Johnson's began taking photographs in 1910 and ended around 1926. He took over 500 photographs. He photographed in cities other than Lincoln, including Kansas City, Missouri and Omaha, Nebraska. His black and white photographs were noted for their high contrast and natural lighting. His family portraits often showed subjects in their homes, on their porches, or outside their house. He also made many glass plate negatives of buildings and parades. Johnson did not show African-American people as poor or inferior. He typically portrayed families as well-educated and proud, by photographing them as well-dressed and posed confidently.

== Legacy ==
Johnson's photos fit into a midwestern version of the Harlem Renaissance. By portraying dignified African-Americans, Johnson encouraged their confidence and self-expression. Johnson's work is one of the earliest contributions to the movement.

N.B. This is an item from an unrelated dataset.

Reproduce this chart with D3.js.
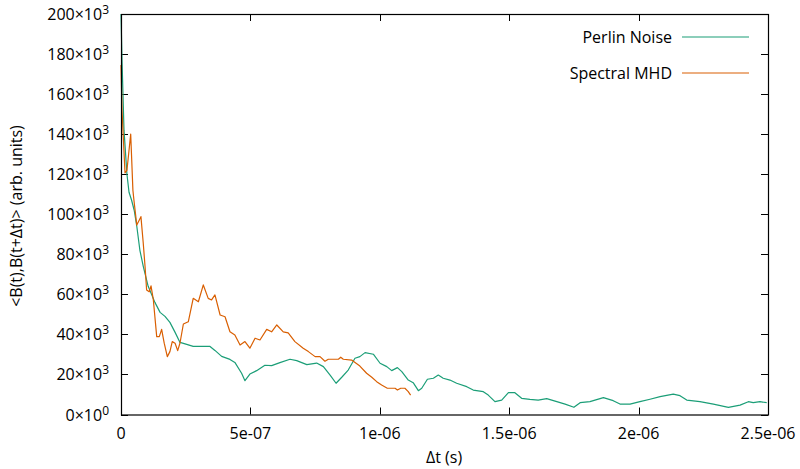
<!DOCTYPE html>
<html><head><meta charset="utf-8">
<script src="https://cdn.jsdelivr.net/npm/d3@7"></script>
<style>body{margin:0;background:#fff;}svg{display:block;font-family:"Open Sans",Lato,sans-serif;font-weight:500;}</style>
</head><body>
<svg id="chart" width="800" height="469"></svg>
<script>
const seriesNames = ["Perlin Noise", "Spectral MHD"];
const seriesColors = ["#1b9e77", "#d95f02"];
const perlinT = [0,3.9e-9,11.6e-9,23e-9,31e-9,41e-9,51e-9,61e-9,73e-9,86e-9,105e-9,131e-9,151e-9,170e-9,189e-9,209e-9,228e-9,254e-9,279e-9,305e-9,344e-9,363e-9,389e-9,421e-9,440e-9,466e-9,479e-9,498e-9,524e-9,556e-9,582e-9,614e-9,653e-9,679e-9,718e-9,756e-9,782e-9,808e-9,831e-9,853e-9,878e-9,904e-9,923e-9,943e-9,975e-9,1001e-9,1027e-9,1046e-9,1068e-9,1085e-9,1110e-9,1129e-9,1149e-9,1162e-9,1184e-9,1207e-9,1226e-9,1245e-9,1271e-9,1297e-9,1336e-9,1361e-9,1400e-9,1419e-9,1445e-9,1471e-9,1497e-9,1522e-9,1548e-9,1580e-9,1612e-9,1645e-9,1684e-9,1716e-9,1750e-9,1774e-9,1812e-9,1864e-9,1902e-9,1928e-9,1967e-9,2005e-9,2044e-9,2083e-9,2134e-9,2160e-9,2186e-9,2237e-9,2289e-9,2347e-9,2392e-9,2424e-9,2443e-9,2469e-9,2495e-9];
const perlinV = [200e3,177e3,142e3,120e3,111e3,107e3,102e3,94e3,82e3,74e3,64e3,56e3,51e3,49e3,46e3,41e3,36e3,35e3,34e3,34e3,34e3,32e3,29e3,27.5e3,26e3,20.6e3,16.9e3,20.2e3,21.9e3,24.6e3,24.4e3,25.9e3,27.6e3,26.9e3,24.9e3,25.7e3,23.9e3,19.7e3,15.6e3,18.6e3,22.2e3,28.1e3,28.9e3,30.9e3,30.1e3,25.6e3,23.9e3,21.9e3,23.4e3,21.4e3,17.2e3,15.9e3,11.9e3,13.1e3,17.6e3,18.1e3,19.7e3,18.1e3,17.2e3,15.6e3,13.9e3,12.2e3,11.4e3,9.7e3,6.4e3,7.2e3,10.9e3,10.9e3,8.1e3,7.6e3,7.2e3,7.9e3,6.4e3,5.2e3,3.6e3,5.9e3,6.4e3,8.4e3,6.9e3,5.2e3,5.2e3,6.4e3,7.6e3,8.9e3,10.2e3,9.4e3,7.2e3,6.4e3,5.2e3,3.6e3,4.7e3,6.4e3,5.9e3,6.4e3,5.9e3];
const mhdT = [0,3.9e-9,15.5e-9,23e-9,37.5e-9,46e-9,50e-9,61e-9,77e-9,86e-9,93e-9,99e-9,109e-9,116e-9,125e-9,138e-9,148e-9,157e-9,167e-9,179e-9,189e-9,198e-9,209e-9,219e-9,228e-9,241e-9,260e-9,279e-9,299e-9,318e-9,337e-9,350e-9,363e-9,383e-9,402e-9,421e-9,440e-9,460e-9,479e-9,498e-9,518e-9,537e-9,563e-9,582e-9,602e-9,627e-9,646e-9,672e-9,704e-9,724e-9,750e-9,769e-9,788e-9,801e-9,840e-9,849e-9,859e-9,891e-9,923e-9,949e-9,969e-9,988e-9,1007e-9,1029e-9,1059e-9,1068e-9,1081e-9,1097e-9,1110e-9,1119e-9];
const mhdV = [174.5e3,152e3,120.6e3,122e3,140e3,112e3,107e3,94.6e3,98.8e3,85.5e3,73.8e3,62.2e3,61.3e3,64.2e3,57.2e3,38.9e3,38.9e3,42.5e3,35.6e3,28.9e3,31.4e3,36.4e3,35.6e3,31.9e3,35.7e3,45.2e3,46.3e3,58e3,56.3e3,64.7e3,58e3,57.2e3,59.7e3,49.7e3,48.8e3,41.3e3,39.7e3,34.7e3,36.4e3,33.1e3,38.1e3,37.2e3,42.5e3,41.3e3,44.7e3,41.3e3,40.8e3,36.4e3,33.1e3,31.4e3,28.9e3,28.9e3,26.6e3,27.6e3,27.6e3,28.6e3,27.6e3,27.2e3,24.2e3,20.6e3,18.6e3,16.4e3,14.7e3,13.1e3,13.1e3,12.2e3,13.1e3,13.1e3,11.4e3,9.7e3];
const xTickValues = [0, 5e-7, 1e-6, 1.5e-6, 2e-6, 2.5e-6];
const xTickLabels = ["0", "5e-07", "1e-06", "1.5e-06", "2e-06", "2.5e-06"];
const yTickValues = [0, 20e3, 40e3, 60e3, 80e3, 100e3, 120e3, 140e3, 160e3, 180e3, 200e3];
const yTickMantissa = ["0", "20", "40", "60", "80", "100", "120", "140", "160", "180", "200"];
const yTickExponent = ["0", "3", "3", "3", "3", "3", "3", "3", "3", "3", "3"];
const xLabel = "Δt (s)";
const yLabel = "<B(t),B(t+Δt)> (arb. units)";

const svg = d3.select("#chart");
const L = 121, R = 768, T = 14, B = 414.5;
const x = d3.scaleLinear().domain([0, 2.5e-6]).range([L, R]);
const y = d3.scaleLinear().domain([0, 200e3]).range([B, T]);
const fs = 16;

// ticks (inward, mirrored)
const tk = svg.append("g").attr("stroke", "#000").attr("stroke-width", 1);
yTickValues.forEach(v => {
  const yy = Math.round(y(v)) + 0.5;
  tk.append("line").attr("x1", L).attr("x2", L + 7).attr("y1", yy).attr("y2", yy);
  tk.append("line").attr("x1", R - 7).attr("x2", R).attr("y1", yy).attr("y2", yy);
});
xTickValues.forEach(v => {
  const xx = Math.round(x(v)) + 0.5;
  tk.append("line").attr("x1", xx).attr("x2", xx).attr("y1", B).attr("y2", B - 7);
  tk.append("line").attr("x1", xx).attr("x2", xx).attr("y1", T).attr("y2", T + 7);
});

// y tick labels
yTickValues.forEach((v, i) => {
  const t = svg.append("text").attr("x", 109).attr("y", y(v) + 6)
    .attr("text-anchor", "end").attr("font-size", fs).attr("fill", "#000");
  t.append("tspan").text(yTickMantissa[i] + "×10");
  t.append("tspan").attr("dy", -6).attr("font-size", 12).text(yTickExponent[i]);
});
// x tick labels
xTickValues.forEach((v, i) => {
  svg.append("text").attr("x", x(v)).attr("y", 439).attr("text-anchor", "middle")
    .attr("font-size", fs).attr("fill", "#000").text(xTickLabels[i]);
});
// axis labels
svg.append("text").attr("x", 444).attr("y", 463).attr("text-anchor", "middle")
  .attr("font-size", fs).text(xLabel);
svg.append("text").attr("transform", "translate(22,216) rotate(-90)").attr("text-anchor", "middle")
  .attr("font-size", fs).text(yLabel);

// lines
const series = [perlinT.map((t, i) => [t, perlinV[i]]), mhdT.map((t, i) => [t, mhdV[i]])];
const line = d3.line().x(d => x(d[0])).y(d => y(d[1]));
series.forEach((s, i) => {
  svg.append("path").datum(s).attr("d", line).attr("fill", "none")
    .attr("stroke", seriesColors[i]).attr("stroke-width", 1.2).attr("stroke-linejoin", "round");
});

// frame
svg.append("rect").attr("x", L + 0.5).attr("y", T + 0.5).attr("width", R - L).attr("height", B - T)
  .attr("fill", "none").attr("stroke", "#000").attr("stroke-width", 1.2);

// legend
seriesNames.forEach((n, i) => {
  const ly = 37 + i * 36;
  svg.append("text").attr("x", 672).attr("y", ly + 6).attr("text-anchor", "end")
    .attr("font-size", fs).text(n);
  svg.append("line").attr("x1", 682).attr("x2", 749).attr("y1", ly).attr("y2", ly)
    .attr("stroke", seriesColors[i]).attr("stroke-width", 1.2);
});
</script>
</body></html>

Johnson's work was largely forgotten until historians found some of Johnson's glass negatives in 1999. After reading an article about the negatives, Douglas Keister connected them to a collection of negatives he bought at a garage sale. Originally, historians thought the photographs were taken by Earl McWilliams, an assistant at a photography studio in Lincoln. However, after talking to an elderly woman in Lincoln, they determined the photographer to be Johnson. Johnson's work has been displayed in the National Museum of African American History and Culture and the Museum of Nebraska Art.

== Exhibitions ==
- A Greater Spectrum: African American Artists of Nebraska 1912–2010, on view at the Museum of Nebraska Art from December 4, 2010 to April 3, 2011.
- Black and White in Black and White exhibit, on view at the Greeley History Museum from February 17 to May 28, 2022.
- Recovered Views-African American Portraits 1912–1925, on view at Grimshaw-Gudewicz Art Gallery from September 1 to October 5, 2006
- Recovered Views: African-American Portraits, 1912–1925, on view at SUNY Fredonia from March 31 to April 25, 2008.